In the April 1995 issue of the journal Economic Inquiry, University of Kentucky professor Frank Scott and Bentley College professor David Gulley argued that players decide whether to play the Lotto based on their reservation price and their assessment of the expected value. The expected value depends on other players' behavior; therefore, each player must generate his or her own forecast of total sales.
The relevant question becomes: Do Lotto players make systematic errors in their forecasts of sales and, therefore, of expected value?
The expected value of a Lotto ticket depends on the structure of the game, the dollar amount rolled over from previous drawings, and the number of tickets purchased by players.
Since players under ordinary circumstances are only willing to buy a limited number of tickets, in any given draw of an actual Lotto game expected value will depend largely on the size of the rollover.
Scott and Gulley claimed that, with a large enough rollover and a small enough level of sales, the expected value of a $1 ticket could be more than $1. The potential for profit from such a situation would likely encourage additional betting, which would reduce the expected value to more than $1. This would be a form of equilibrium.
Scott and Gulley concluded:
...we find that even in the presence of a pleasure component which we are not able to incorporate explicitly, lotto markets tend to be efficient...either of two conclusions is possible.
One is that financial forces do not work towards efficiency, and that whatever direction they do work, they are exactly offset by pleasure forces working in the opposite direction.
Alternatively, it may be that financial forces work towards efficiency and pleasure forces are relatively insignificant.
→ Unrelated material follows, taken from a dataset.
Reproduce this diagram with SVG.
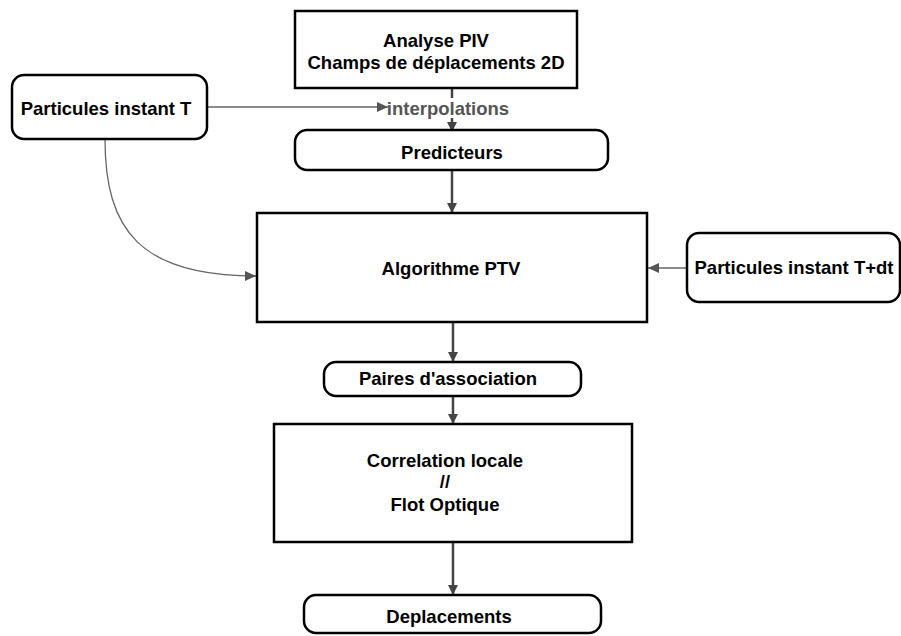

While we are winning to admit that the first alternative is possible, we find the second explanation much more convincing.
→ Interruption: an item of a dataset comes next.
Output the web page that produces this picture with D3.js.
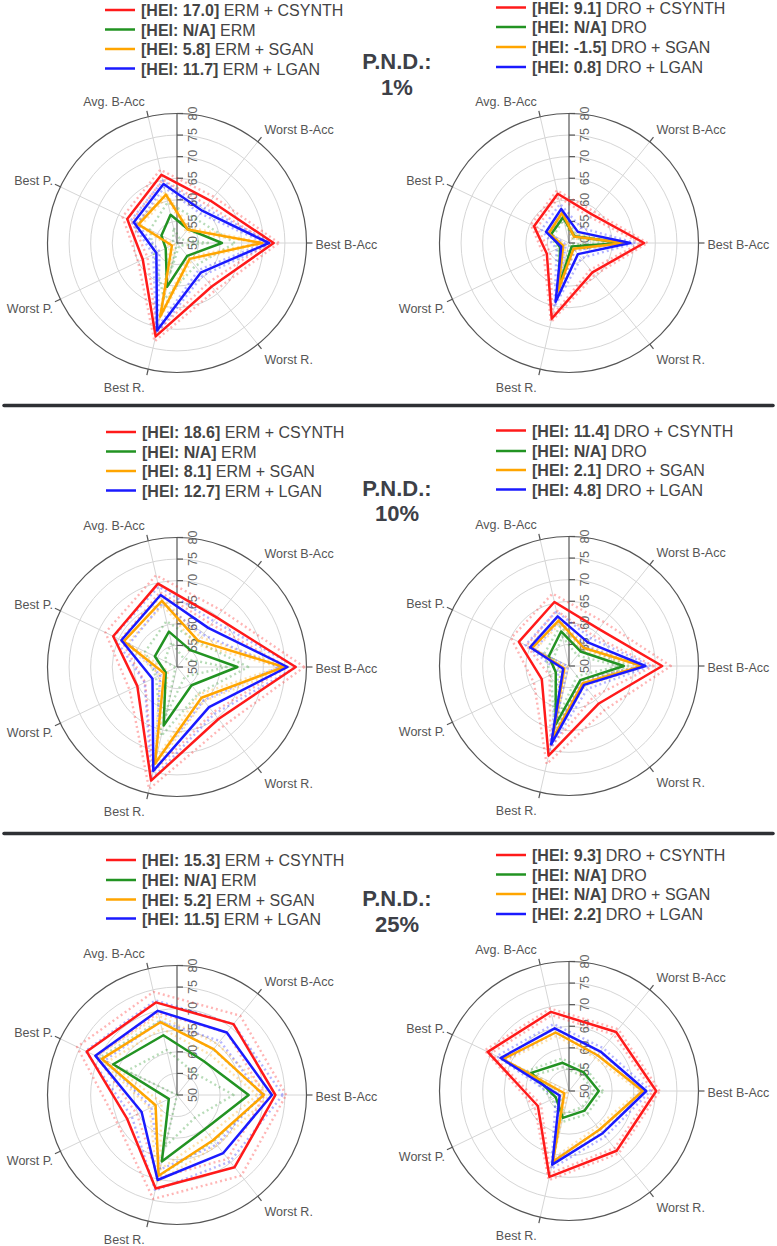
<!DOCTYPE html>
<html>
<head>
<meta charset="utf-8">
<script src="https://cdn.jsdelivr.net/npm/d3@7"></script>
<style>
  html, body { margin: 0; padding: 0; background: #fff; }
  svg { display: block; }
</style>
</head>
<body>
<svg id="chart" width="777" height="1246"></svg>
<script>
// ---------------- DATA ----------------
const categories = ["Best B-Acc", "Worst B-Acc", "Avg. B-Acc", "Best P.", "Worst P.", "Best R.", "Worst R."];
const radialTicks = [50, 55, 60, 65, 70, 75, 80];
const methodSuffix = [" + CSYNTH", "", " + SGAN", " + LGAN"];
const pndLabels = ["1%", "10%", "25%"];

// P.N.D. 1%
const erm1_csynth = [72.4, 62.5, 66.2, 62.8, 58.8, 72.2, 62.9];
const erm1_base   = [60.4, 54.1, 56.7, 54.0, 52.9, 60.4, 53.8];
const erm1_sgan   = [69.7, 54.0, 61.5, 59.9, 51.3, 67.5, 54.7];
const erm1_lgan   = [71.3, 59.5, 64.0, 61.1, 55.3, 70.8, 58.8];
const erm1_std    = [1.2, 3.0, 0.6, 0.8];
const erm1_hei    = ["17.0", "N/A", "5.8", "11.7"];

const dro1_csynth = [67.4, 58.5, 61.7, 59.0, 55.7, 68.0, 58.7];
const dro1_base   = [62.3, 52.0, 56.1, 54.6, 52.3, 60.2, 51.0];
const dro1_sgan   = [63.0, 51.9, 57.2, 55.2, 51.5, 61.3, 51.7];
const dro1_lgan   = [64.2, 53.3, 58.1, 55.9, 52.0, 64.0, 53.3];
const dro1_std    = [0.8, 0.6, 0.6, 1.2];
const dro1_hei    = ["9.1", "N/A", "-1.5", "0.8"];

// P.N.D. 10%
const erm10_csynth = [77.5, 64.7, 69.8, 66.4, 60.2, 77.0, 65.4];
const erm10_base   = [64.0, 55.0, 58.4, 55.7, 52.9, 63.9, 55.4];
const erm10_sgan   = [74.8, 57.8, 65.7, 63.7, 53.3, 73.0, 59.1];
const erm10_lgan   = [75.6, 61.6, 67.1, 64.3, 56.3, 74.7, 61.9];
const erm10_std    = [2.0, 2.5, 1.0, 2.0];
const erm10_hei    = ["18.6", "N/A", "8.1", "12.7"];

const dro10_csynth = [71.6, 61.0, 65.2, 62.9, 57.0, 71.3, 61.1];
const dro10_base   = [62.7, 54.3, 58.2, 55.2, 53.4, 63.9, 54.2];
const dro10_sgan   = [67.0, 55.4, 60.8, 59.5, 51.2, 67.4, 55.1];
const dro10_lgan   = [67.7, 57.0, 61.8, 60.0, 51.5, 68.6, 55.6];
const dro10_std    = [2.0, 1.2, 0.8, 1.2];
const dro10_hei    = ["11.4", "N/A", "2.1", "4.8"];

// P.N.D. 25%
const erm25_csynth = [72.8, 71.0, 72.0, 73.2, 62.8, 72.2, 71.4];
const erm25_base   = [66.6, 60.0, 64.2, 66.4, 52.1, 65.8, 60.2];
const erm25_sgan   = [70.1, 63.6, 67.3, 69.3, 55.5, 69.2, 63.4];
const erm25_lgan   = [72.0, 68.5, 70.0, 71.0, 59.1, 70.2, 67.2];
const erm25_std    = [2.5, 3.5, 1.5, 2.5];
const erm25_hei    = ["15.3", "N/A", "5.2", "11.5"];

const dro25_csynth = [70.2, 67.5, 68.8, 70.9, 58.0, 70.4, 67.7];
const dro25_base   = [56.9, 55.5, 56.7, 59.7, 53.4, 56.4, 55.8];
const dro25_sgan   = [67.1, 60.6, 63.9, 67.0, 51.2, 66.8, 61.4];
const dro25_lgan   = [67.9, 61.7, 64.9, 67.6, 52.4, 67.5, 62.5];
const dro25_std    = [0.8, 1.0, 0.8, 1.0];
const dro25_hei    = ["9.3", "N/A", "N/A", "2.2"];

// ---------------- LAYOUT / STYLE ----------------
const colors = ["#ff1a1a", "#229322", "#ffa500", "#1a1aff"];
const R = 129.5;
const FONT = "'Liberation Sans', Arial, sans-serif";

const panels = [
  { model: "ERM", series: [erm1_csynth, erm1_base, erm1_sgan, erm1_lgan], std: erm1_std, hei: erm1_hei,
    cx: 177, cy: 243, lx: 105, ly: [10, 29.5, 49, 68.5] },
  { model: "DRO", series: [dro1_csynth, dro1_base, dro1_sgan, dro1_lgan], std: dro1_std, hei: dro1_hei,
    cx: 569, cy: 243, lx: 496, ly: [7.5, 27, 47, 67] },
  { model: "ERM", series: [erm10_csynth, erm10_base, erm10_sgan, erm10_lgan], std: erm10_std, hei: erm10_hei,
    cx: 177, cy: 667, lx: 106, ly: [432, 451.5, 471, 490.5] },
  { model: "DRO", series: [dro10_csynth, dro10_base, dro10_sgan, dro10_lgan], std: dro10_std, hei: dro10_hei,
    cx: 569, cy: 666, lx: 496, ly: [430.5, 451, 470, 489.5] },
  { model: "ERM", series: [erm25_csynth, erm25_base, erm25_sgan, erm25_lgan], std: erm25_std, hei: erm25_hei,
    cx: 177, cy: 1095, lx: 106, ly: [860, 880, 899.5, 918.5] },
  { model: "DRO", series: [dro25_csynth, dro25_base, dro25_sgan, dro25_lgan], std: dro25_std, hei: dro25_hei,
    cx: 569, cy: 1091, lx: 496, ly: [855, 874.5, 894, 914] }
];
const pndPos = [{ y1: 61, y2: 87 }, { y1: 488, y2: 513 }, { y1: 898, y2: 924 }];
const separators = [405.5, 833.5];

const svg = d3.select("#chart");
svg.append("rect").attr("width", 777).attr("height", 1246).attr("fill", "#fff");

const rScale = d3.scaleLinear().domain([50, 80]).range([0, R]);
const angleScale = d3.scaleBand().domain(categories).range([0, 2 * Math.PI]).paddingInner(0).paddingOuter(0).align(0);
// angle measured counter-clockwise from the right (east)
const theta = c => angleScale(c);

const radialLine = d3.lineRadial()
  .angle((d, i) => Math.PI / 2 - theta(categories[i]))
  .radius(d => rScale(d))
  .curve(d3.curveLinearClosed);

panels.forEach(p => {
  const g = svg.append("g").attr("transform", `translate(${p.cx},${p.cy})`);

  // radial grid circles
  g.selectAll("circle.grid").data(radialTicks.filter(t => t > 50 && t < 80)).join("circle")
    .attr("r", d => rScale(d)).attr("fill", "none").attr("stroke", "#d6d6d6").attr("stroke-width", 1);

  // angular grid lines
  categories.forEach(c => {
    const a = theta(c);
    g.append("line")
      .attr("x1", 0).attr("y1", 0)
      .attr("x2", R * Math.cos(a)).attr("y2", -R * Math.sin(a))
      .attr("stroke", "#d6d6d6").attr("stroke-width", 1);
  });

  // outer circle
  g.append("circle").attr("r", R).attr("fill", "none").attr("stroke", "#555").attr("stroke-width", 1.2);

  // angular ticks & labels
  categories.forEach(c => {
    const a = theta(c);
    const cs = Math.cos(a), sn = Math.sin(a);
    g.append("line")
      .attr("x1", R * cs).attr("y1", -R * sn)
      .attr("x2", (R + 6) * cs).attr("y2", -(R + 6) * sn)
      .attr("stroke", "#555").attr("stroke-width", 1.2);
    const tx = (R + 6) * cs, ty = -(R + 6) * sn;
    let anchor = "middle", dx = 0;
    if (cs > 0.05) { anchor = "start"; dx = 3; }
    else if (cs < -0.05) { anchor = "end"; dx = -2; }
    g.append("text")
      .attr("x", tx + dx).attr("y", ty - sn * 11 + 2)
      .attr("text-anchor", anchor).attr("dominant-baseline", "central")
      .attr("font-family", FONT).attr("font-size", 12.5).attr("fill", "#555")
      .text(c);
  });

  // radial axis line + ticks + labels
  g.append("line").attr("x1", 0).attr("y1", 0).attr("x2", 0).attr("y2", -R)
    .attr("stroke", "#555").attr("stroke-width", 1.2);
  radialTicks.forEach(t => {
    const y = -rScale(t);
    g.append("line").attr("x1", 0).attr("x2", 6).attr("y1", y).attr("y2", y)
      .attr("stroke", "#555").attr("stroke-width", 1.2);
    g.append("text")
      .attr("transform", `translate(16,${y}) rotate(-90)`)
      .attr("text-anchor", "middle").attr("dominant-baseline", "central")
      .attr("font-family", FONT).attr("font-size", 12.5).attr("fill", "#666")
      .text(t);
  });

  // series: bands (dotted) then mean lines
  p.series.forEach((vals, si) => {
    const s = p.std[si];
    [vals.map(v => v + s), vals.map(v => Math.max(50, v - s))].forEach(b => {
      g.append("path").datum(b)
        .attr("d", radialLine)
        .attr("fill", "none")
        .attr("stroke", colors[si]).attr("stroke-opacity", 0.32)
        .attr("stroke-width", 2.4)
        .attr("stroke-dasharray", "2,3")
        .attr("stroke-linejoin", "round");
    });
  });
  p.series.forEach((vals, si) => {
    g.append("path").datum(vals)
      .attr("d", radialLine)
      .attr("fill", "none")
      .attr("stroke", colors[si]).attr("stroke-width", 2.5)
      .attr("stroke-linejoin", "round");
  });

  // legend
  p.series.forEach((vals, si) => {
    const y = p.ly[si];
    svg.append("line").attr("x1", p.lx).attr("x2", p.lx + 30).attr("y1", y).attr("y2", y)
      .attr("stroke", colors[si]).attr("stroke-width", 2.5);
    const t = svg.append("text").attr("x", p.lx + 36).attr("y", y)
      .attr("dominant-baseline", "central")
      .attr("font-family", FONT).attr("font-size", 16).attr("fill", "#444");
    t.append("tspan").attr("font-weight", "bold").text(`[HEI: ${p.hei[si]}]`);
    t.append("tspan").text(` ${p.model}${methodSuffix[si]}`);
  });
});

// P.N.D. labels
pndLabels.forEach((lab, i) => {
  svg.append("text").attr("x", 397).attr("y", pndPos[i].y1)
    .attr("text-anchor", "middle").attr("dominant-baseline", "central")
    .attr("font-family", FONT).attr("font-size", 22).attr("font-weight", "bold").attr("fill", "#3d4047")
    .text("P.N.D.:");
  svg.append("text").attr("x", 397).attr("y", pndPos[i].y2)
    .attr("text-anchor", "middle").attr("dominant-baseline", "central")
    .attr("font-family", FONT).attr("font-size", 22).attr("font-weight", "bold").attr("fill", "#3d4047")
    .text(lab);
});

// separators
separators.forEach(y => {
  svg.append("line").attr("x1", 4).attr("x2", 773).attr("y1", y).attr("y2", y)
    .attr("stroke", "#2e3034").attr("stroke-width", 3.5).attr("stroke-linecap", "round");
});
</script>
</body>
</html>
Because the state keeps so much of the proceeds in most Lotto games, the economic pursuit of a positive expected value is difficult.
Exploiting a pure profit opportunity is difficult in practice because of the logistical problems encountered in buying a large number of Lotto tickets. Such a strategy is not impossible, however, as was demonstrated in 1993 when an Australian syndicate attempted to make money by covering all the numbers in the Virginia Lotto.